On the 40th anniversary of the fall of Saigon (also the 70th of the death of Adolph Hitler) we can see more clearly the lessons of Vietnam.
At the time the war was thought to be a useful corrective to the tendency to see in every minor aggressor a potential Hitler, teaching us limits to what Western nations could do in the world and what they needed to do.
Unfortunately after 1975 the regime in Hanoi proved to be not nationalist agrarian reformers but brutal Communists, the Khmer Rouge launched a genocide in Cambodia and the Soviets went on a geopolitical offensive through Africa and even Latin America that also included the 1979 invasion of Afghanistan that still haunts us.

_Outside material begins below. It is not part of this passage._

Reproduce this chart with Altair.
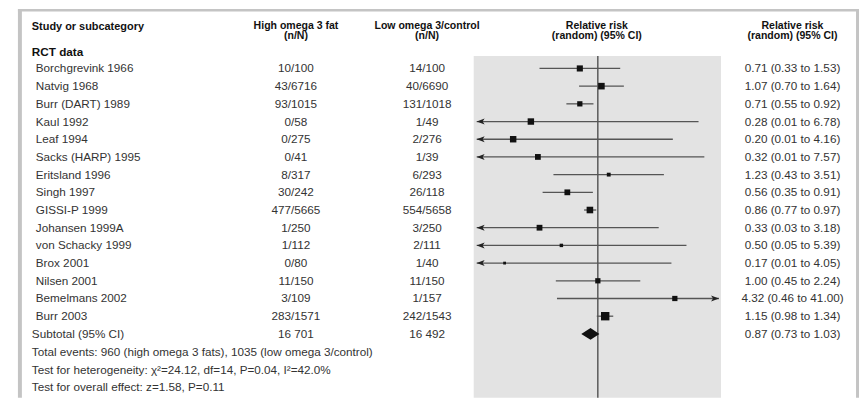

And while the Soviets in turn experienced imperial overstretch far more serious than the Americans ever did, the long war in Vietnam clearly delayed their major expansion for 15 years during which the inefficient Communism system stagnated, rendering the USSR more rigid and sclerotic and far less dangerous than it would have been in 1965.
In the end we learned that while not every conflict is a Second World War, either in the positive sense of ending in a decisive victory or the negative one of posing a serious threat to the survival of our way of life, we must fight the minor, ambiguous and distant conflicts with some determination if we are not to find ourselves facing major, clear and immediate threats.